Hong Kong’s shipping industry braces itself for new competition law, writes Suzanne Rab, a barrister at Serle Court Chambers in London.
14 December 2015 will be a milestone in Hong Kong’s journey towards a new economy-wide competition law when the 2012 Competition Ordinance (CO) comes into full force. For the shipping sector, the uncertainty over implementation is not over. There remain doubts as to the legality of many forms of co-operation agreement that, up to now, have formed the bedrock of the industry. Rate fixing, vessel sharing, joint scheduling and agreements over services (such as the frequency of sailings, cargo carrying capacity and ports of call) could all risk falling foul of the new rules unless they qualify for exemption.
The First Conduct Rule under the CO prohibits agreements between independent companies – “undertakings” – that have as their object or effect the prevention, restriction or distortion of competition in Hong Kong. The First Conduct Rule identifies four categories of “serious” anti-competitive conduct: price fixing; market sharing (including allocation of customers, sales, territories or markets); output limitation and bid rigging. Applied strictly, the new rules imply that many co-operative arrangements in the shipping sector could soon be subject to infringement proceedings before the new Competition Tribunal and without a warning from the Competition Commission. If found to be in breach, the companies involved could be fined up to 10 per cent of Hong Kong turnover and ordered to modify or terminate their arrangements.
Businesses will need to determine whether their practices benefit from a specific exemption or exclusion. For example, agreements that enhance economic efficiency are exempt from the First Conduct Rule. An undertaking may apply to the Competition Commission to determine the applicability of the exclusions or exemptions set out in the CO to a particular agreement. However, to date no sector-specific exclusions or exemptions have been granted and consistent with the sector neutral scheme of the CO. Despite industry attempts to lobby government and persuade the Competition Commission to grant an exemption, it is far from clear whether exemption will be granted and, if so, under what conditions.

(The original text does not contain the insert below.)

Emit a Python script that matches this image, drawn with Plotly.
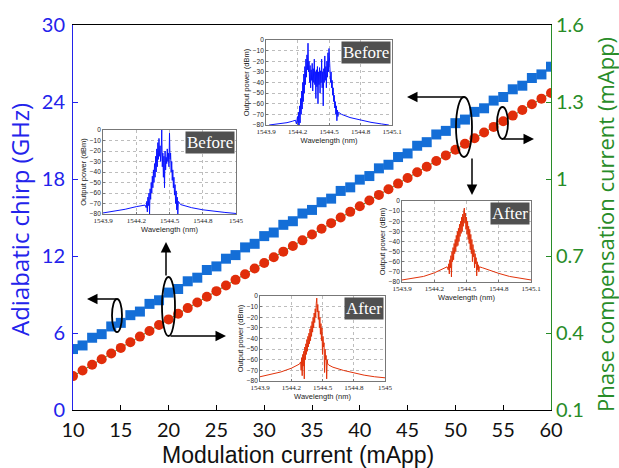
import plotly.graph_objects as go

# ---------------- main data ----------------
mod_current = list(range(10, 61))
chirp_ghz = [4.75, 5.03, 5.63, 5.91, 6.51, 6.79, 7.39, 7.67, 8.27, 8.55,
             9.15, 9.43, 10.03, 10.31, 10.91, 11.19, 11.79, 12.07, 12.67, 12.95,
             13.55, 13.83, 14.43, 14.71, 15.31, 15.59, 16.19, 16.47, 17.07, 17.35,
             17.95, 18.23, 18.83, 19.11, 19.71, 19.99, 20.59, 20.87, 21.47, 21.75,
             22.35, 22.63, 23.23, 23.51, 24.11, 24.39, 24.99, 25.27, 25.87, 26.15,
             26.75]
phase_current = [0.232, 0.254, 0.276, 0.298, 0.320, 0.342, 0.364, 0.386, 0.408, 0.431,
                 0.453, 0.475, 0.497, 0.519, 0.541, 0.563, 0.585, 0.607, 0.629, 0.651,
                 0.673, 0.695, 0.717, 0.739, 0.761, 0.784, 0.806, 0.828, 0.850, 0.872,
                 0.894, 0.916, 0.938, 0.960, 0.982, 1.004, 1.026, 1.048, 1.070, 1.092,
                 1.114, 1.137, 1.159, 1.181, 1.203, 1.225, 1.247, 1.269, 1.291, 1.313,
                 1.335]
x_ticks = [10, 15, 20, 25, 30, 35, 40, 45, 50, 55, 60]
left_ticks = [0, 6, 12, 18, 24, 30]
right_ticks = [0.1, 0.4, 0.7, 1.0, 1.3, 1.6]
right_ticklabels = ["0.1", "0.4", "0.7", "1", "1.3", "1.6"]

# ---------------- inset spectra (wavelength nm, power dBm) ----------------
wl_ticks = [1543.9, 1544.2, 1544.5, 1544.8, 1545.1]
db_ticks = [0, -10, -20, -30, -40, -50, -60, -70, -80]

spec_before_wide = [
    (1543.93, -80), (1544.0, -79.3), (1544.05, -78.6), (1544.10, -77.8), (1544.15, -76.5), (1544.18, -75.5),
    (1544.19, -79), (1544.20, -72), (1544.205, -82), (1544.21, -68), (1544.215, -80), (1544.22, -62),
    (1544.225, -78), (1544.23, -55), (1544.235, -70), (1544.24, -48), (1544.245, -65), (1544.25, -40),
    (1544.255, -58), (1544.26, -32), (1544.265, -50), (1544.27, -25), (1544.275, -42), (1544.28, -18),
    (1544.285, -35), (1544.29, -14), (1544.295, -28), (1544.30, -3), (1544.305, -30), (1544.31, -20),
    (1544.315, -40), (1544.32, -24), (1544.325, -45), (1544.33, -28), (1544.335, -38), (1544.34, -22),
    (1544.345, -48), (1544.35, -27), (1544.355, -40), (1544.36, -18), (1544.365, -42), (1544.37, -30),
    (1544.375, -55), (1544.38, -28), (1544.385, -44), (1544.39, -25), (1544.395, -60), (1544.40, -30),
    (1544.405, -42), (1544.41, -26), (1544.415, -50), (1544.42, -29), (1544.425, -40), (1544.43, -18),
    (1544.435, -45), (1544.44, -30), (1544.445, -62), (1544.45, -27), (1544.455, -40), (1544.46, -15),
    (1544.465, -38), (1544.47, -25), (1544.475, -45), (1544.48, -20), (1544.485, -35), (1544.49, -12),
    (1544.495, -30), (1544.50, -8), (1544.505, -28), (1544.51, -22), (1544.515, -40), (1544.52, -30),
    (1544.525, -45), (1544.53, -38), (1544.535, -52), (1544.54, -45), (1544.545, -58), (1544.55, -52),
    (1544.555, -64), (1544.56, -58), (1544.565, -70), (1544.57, -62), (1544.575, -76), (1544.58, -66),
    (1544.585, -72), (1544.59, -68),
    (1544.62, -70), (1544.7, -73), (1544.8, -75.5), (1544.9, -77.5), (1545.0, -79), (1545.07, -80),
]

spec_before_narrow = [
    (1543.9, -79), (1544.0, -77.5), (1544.1, -75.5), (1544.2, -73), (1544.28, -71.5),
    (1544.29, -74), (1544.295, -68), (1544.30, -78), (1544.305, -64), (1544.31, -72), (1544.315, -60),
    (1544.32, -80), (1544.325, -56), (1544.33, -66), (1544.335, -50), (1544.34, -60), (1544.345, -44),
    (1544.35, -55), (1544.355, -38), (1544.36, -50), (1544.365, -32), (1544.37, -45), (1544.375, -25),
    (1544.38, -40), (1544.385, -18), (1544.39, -35), (1544.395, -12), (1544.40, -28), (1544.405, -8),
    (1544.41, -25), (1544.415, -15), (1544.42, -30), (1544.425, -22), (1544.43, 0), (1544.435, -35),
    (1544.44, -22), (1544.445, -45), (1544.45, -25), (1544.455, -55), (1544.46, -20), (1544.465, -38),
    (1544.47, -26), (1544.475, -32), (1544.48, -18), (1544.485, -30), (1544.49, -22), (1544.495, -35),
    (1544.50, -3), (1544.505, -28), (1544.51, -22), (1544.515, -40), (1544.52, -30), (1544.525, -48),
    (1544.53, -38), (1544.535, -55), (1544.54, -45), (1544.545, -62), (1544.55, -52), (1544.555, -70),
    (1544.56, -58), (1544.565, -76), (1544.57, -64), (1544.575, -80), (1544.58, -68),
    (1544.60, -71), (1544.7, -74), (1544.8, -76), (1544.9, -77.5), (1545.0, -78.5), (1545.1, -79.5),
]

spec_after_right = [
    (1543.9, -78), (1544.0, -76.5), (1544.1, -74.5), (1544.2, -71), (1544.28, -67), (1544.32, -65),
    (1544.33, -68), (1544.335, -62), (1544.34, -72), (1544.345, -58), (1544.35, -66), (1544.355, -54),
    (1544.36, -75), (1544.365, -50), (1544.37, -60), (1544.375, -46), (1544.38, -58), (1544.385, -42),
    (1544.39, -52), (1544.395, -38), (1544.40, -50), (1544.405, -34), (1544.41, -45), (1544.415, -30),
    (1544.42, -44), (1544.425, -27), (1544.43, -40), (1544.435, -23), (1544.44, -35), (1544.445, -20),
    (1544.45, -32), (1544.455, -16), (1544.46, -30), (1544.465, -13), (1544.47, -25), (1544.475, -10),
    (1544.48, -7), (1544.485, -22), (1544.49, -12), (1544.495, -28), (1544.50, -16), (1544.505, -33),
    (1544.51, -20), (1544.515, -38), (1544.52, -25), (1544.525, -42), (1544.53, -28), (1544.535, -48),
    (1544.54, -33), (1544.545, -52), (1544.55, -38), (1544.555, -60), (1544.56, -43), (1544.565, -55),
    (1544.57, -48), (1544.575, -66), (1544.58, -52), (1544.585, -62), (1544.59, -56), (1544.595, -74),
    (1544.60, -60), (1544.605, -68), (1544.61, -63), (1544.615, -70), (1544.62, -65),
    (1544.65, -66), (1544.7, -68), (1544.8, -71.5), (1544.9, -74.5), (1545.0, -76.5), (1545.1, -78),
]

spec_after_bottom = [
    (1543.9, -76), (1544.0, -74), (1544.1, -71.5), (1544.2, -68), (1544.28, -64),
    (1544.29, -62), (1544.295, -70), (1544.30, -58), (1544.305, -75), (1544.31, -55), (1544.315, -66),
    (1544.32, -52), (1544.325, -78), (1544.33, -48), (1544.335, -60), (1544.34, -45), (1544.345, -55),
    (1544.35, -41), (1544.355, -52), (1544.36, -38), (1544.365, -48), (1544.37, -35), (1544.375, -45),
    (1544.38, -31), (1544.385, -42), (1544.39, -28), (1544.395, -38), (1544.40, -24), (1544.405, -34),
    (1544.41, -20), (1544.415, -30), (1544.42, -16), (1544.425, -25), (1544.43, -12), (1544.435, -20),
    (1544.44, -7), (1544.445, -2), (1544.45, -15), (1544.455, -8), (1544.46, -22), (1544.465, -14),
    (1544.47, -30), (1544.475, -20), (1544.48, -36), (1544.485, -26), (1544.49, -42), (1544.495, -30),
    (1544.50, -55), (1544.505, -38), (1544.51, -48), (1544.515, -44), (1544.52, -72), (1544.525, -50),
    (1544.53, -60), (1544.535, -56), (1544.54, -78), (1544.545, -60), (1544.55, -64),
    (1544.56, -65), (1544.6, -67), (1544.7, -70), (1544.8, -72.5), (1544.9, -74.5), (1545.0, -76), (1545.1, -77),
]

# ---------------- layout geometry ----------------
# The body margin is removed by post_script so the figure fills the 619x468 window.
W, H = 619, 468
PLOT_L, PLOT_R, PLOT_T, PLOT_B = 73, 551, 25, 410   # plot area in window pixels
ML, MT, MR, MB = PLOT_L, PLOT_T, W - PLOT_R, H - PLOT_B
PW, PH = PLOT_R - PLOT_L, PLOT_B - PLOT_T


def px_x(p):
    return (p - PLOT_L) / PW


def px_y(p):
    return (PLOT_B - p) / PH


BLUE_AX = "rgb(35,35,235)"
GREEN_AX = "rgb(40,140,40)"
SQ_BLUE = "rgb(20,110,215)"
DOT_RED = "rgb(225,45,10)"
SPEC_BLUE = "rgb(10,20,255)"
SPEC_RED = "rgb(225,50,10)"
TICK_FONT = "Lato"
TITLE_FONT = "Open Sans"

fig = go.Figure()

fig.add_trace(go.Scatter(
    x=mod_current, y=chirp_ghz, mode="markers",
    marker=dict(symbol="square", size=10, color=SQ_BLUE),
    xaxis="x", yaxis="y", showlegend=False, hoverinfo="x+y"))
fig.add_trace(go.Scatter(
    x=mod_current, y=phase_current, mode="lines+markers",
    line=dict(color="rgb(60,160,60)", width=1),
    marker=dict(symbol="circle", size=10, color=DOT_RED),
    xaxis="x", yaxis="y2", showlegend=False, hoverinfo="x+y"))

insets = [
    (spec_before_wide, SPEC_BLUE, 266, 392, 40, 125, "Before", "1545.1"),
    (spec_before_narrow, SPEC_BLUE, 103, 236, 130, 214, "Before", "1545"),
    (spec_after_right, SPEC_RED, 402, 531, 201, 282, "After", "1545.1"),
    (spec_after_bottom, SPEC_RED, 260, 385, 296, 381, "After", "1545"),
]

layout_axes = {}
annotations = []
for i, (spec, col, x0, x1, yt, yb, label, lasttick) in enumerate(insets):
    n = i + 3
    xa, ya = f"x{n}", f"y{n}"
    wl = [p[0] for p in spec]
    db = [p[1] for p in spec]
    fig.add_trace(go.Scatter(x=wl, y=db, mode="lines", line=dict(color=col, width=1),
                             xaxis=xa, yaxis=ya, showlegend=False, hoverinfo="x+y"))
    layout_axes[f"xaxis{n}"] = dict(
        domain=[px_x(x0), px_x(x1)], anchor=ya, range=[1543.9, 1545.1],
        tickvals=wl_ticks, ticktext=["1543.9", "1544.2", "1544.5", "1544.8", lasttick],
        tickfont=dict(family="Liberation Serif", size=7, color="#222"),
        showline=True, mirror=True, linecolor="#777", linewidth=0.8,
        showgrid=True, gridcolor="#bdbdbd", griddash="dot", gridwidth=0.6,
        ticks="inside", ticklen=2, tickcolor="#777", zeroline=False,
        title=dict(text="Wavelength (nm)", font=dict(family="Liberation Sans", size=7.5, color="#222"),
                   standoff=1))
    layout_axes[f"yaxis{n}"] = dict(
        domain=[px_y(yb), px_y(yt)], anchor=xa, range=[-80, 0],
        tickvals=db_ticks, tickfont=dict(family="Liberation Sans", size=6.5, color="#222"),
        showline=True, mirror=True, linecolor="#777", linewidth=0.8,
        showgrid=True, gridcolor="#bdbdbd", griddash="dot", gridwidth=0.6,
        ticks="inside", ticklen=2, tickcolor="#777", zeroline=False,
        title=dict(text="Output power (dBm)", font=dict(family="Liberation Sans", size=7.5, color="#222"),
                   standoff=2))
    annotations.append(dict(
        xref="paper", yref="paper", x=px_x(x1 - 1), y=px_y(yt + 1),
        xanchor="right", yanchor="top", text=label, showarrow=False,
        bgcolor="rgb(80,80,80)", borderpad=1,
        font=dict(family="Liberation Serif", size=17, color="white")))

# main axis titles, placed as text at the reference positions
annotations += [
    dict(xref="paper", yref="paper", x=px_x(298), y=px_y(455), xanchor="center", yanchor="middle",
         text="Modulation current (mApp)", showarrow=False,
         font=dict(family="Liberation Sans", size=23, color="#111")),
    dict(xref="paper", yref="paper", x=px_x(19), y=px_y(220), xanchor="center", yanchor="middle",
         text="Adiabatic chirp (GHz)", textangle=-90, showarrow=False,
         font=dict(family=TITLE_FONT, size=24, color=BLUE_AX)),
    dict(xref="paper", yref="paper", x=px_x(605), y=px_y(225), xanchor="center", yanchor="middle",
         text="Phase compensation current (mApp)", textangle=-90, showarrow=False,
         font=dict(family=TITLE_FONT, size=22, color=GREEN_AX)),
]


def mx(p):
    return 10 + (p - PLOT_L) / (PW / 50)


def my(p):
    return (PLOT_B - p) / (PH / 30)


shapes = []
ellipses = [(112, 122, 299, 332), (162, 175, 277, 336), (456, 472, 97, 157), (497, 508, 107, 139)]
for (a, b, c, d) in ellipses:
    shapes.append(dict(type="circle", xref="x", yref="y", x0=mx(a), x1=mx(b), y0=my(d), y1=my(c),
                       line=dict(color="black", width=1.8)))

arrows = [  # (tail px x, tail px y, tip px x, tip px y) in window pixels
    (118, 299, 87, 299),
    (166, 277, 166, 242),
    (169, 336, 226, 336),
    (466, 97, 407, 97),
    (472, 157, 472, 195),
    (502, 139, 534, 139),
]
for (tx, ty, hx, hy) in arrows:
    annotations.append(dict(
        xref="x", yref="y", axref="x", ayref="y",
        x=mx(hx), y=my(hy), ax=mx(tx), ay=my(ty), text="", showarrow=True,
        arrowhead=2, arrowsize=1.4, arrowwidth=1.5, arrowcolor="black", standoff=0))

fig.update_layout(
    width=W, height=H, margin=dict(l=ML, r=MR, t=MT, b=MB, autoexpand=False),
    paper_bgcolor="white", plot_bgcolor="white",
    xaxis=dict(range=[10, 60], tickvals=x_ticks, showgrid=False, zeroline=False,
               showline=True, mirror=True, linecolor="black", linewidth=1,
               ticks="inside", ticklen=5, tickcolor="black", ticklabelstandoff=2,
               tickfont=dict(family=TICK_FONT, size=20, color="#111")),
    yaxis=dict(range=[0, 30], tickvals=left_ticks, showgrid=False, zeroline=False,
               showline=True, linecolor=BLUE_AX, linewidth=1,
               ticks="inside", ticklen=5, tickcolor=BLUE_AX, ticklabelstandoff=3,
               tickfont=dict(family=TICK_FONT, size=20, color=BLUE_AX)),
    yaxis2=dict(range=[0.1, 1.6], tickvals=right_ticks, ticktext=right_ticklabels,
                overlaying="y", side="right", showgrid=False, zeroline=False,
                showline=True, linecolor=GREEN_AX, linewidth=1,
                ticks="inside", ticklen=5, tickcolor=GREEN_AX,
                tickfont=dict(family=TICK_FONT, size=20, color=GREEN_AX)),
    shapes=shapes, annotations=annotations,
    **layout_axes,
)

fig.write_html("out.html", config={"displayModeBar": False},
               post_script="document.body.style.margin='0';document.body.style.overflow='hidden';")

The CO follows many international counterparts in its substantive approach to the basic competition law prohibitions. However, the treatment of liner conferences under competition laws globally has evolved over the years. While major trading locations such as Australia, New Zealand, the United States, Canada, China, Japan, Korea, Singapore, and Taiwan have afforded antitrust immunity to such agreements in varying degrees over the years, the approaches reflect shifting policy choices.
In the European Union, until 1986 the competition law provisions of the Treaty of Rome were not applied to maritime transport. Since then, the European Commission has maintained sector-specific block exemptions, although price fixing between competitor shipping lines has not been allowed since October 2008. At present, save for a more limited block exemption relating to liner shipping conferences, the application of EU competition law to maritime transport is now essentially the same as in other parts of the economy.
Shipping lines and associations have raised concerns that unless competition law reflects the rationalisation and economies of scale that their co-operation agreements bring about, this could result in Hong Kong losing out as a transhipment hub to other destinations such as mainland China which enjoy a more relaxed regulatory environment.
If industry is to convince the Competition Commission that an exemption is warranted, the following are areas which would need to be substantiated with quantifiable evidence: (1) the causal link between co-operation, risk management and reliable shipping services; (2) the ways in which the agreements promote technical and economic progress; (3) the alternatives available and why they are not viable; and (4) the impact on consumers and competition. A distinction between rate-making and other forms of co-operation could prove meaningful. Such a demarcation would be reflective of the ongoing policy debate over when to relax the antitrust embargo and allow operators to achieve legitimate commercial objectives, while minimising the risks to competition.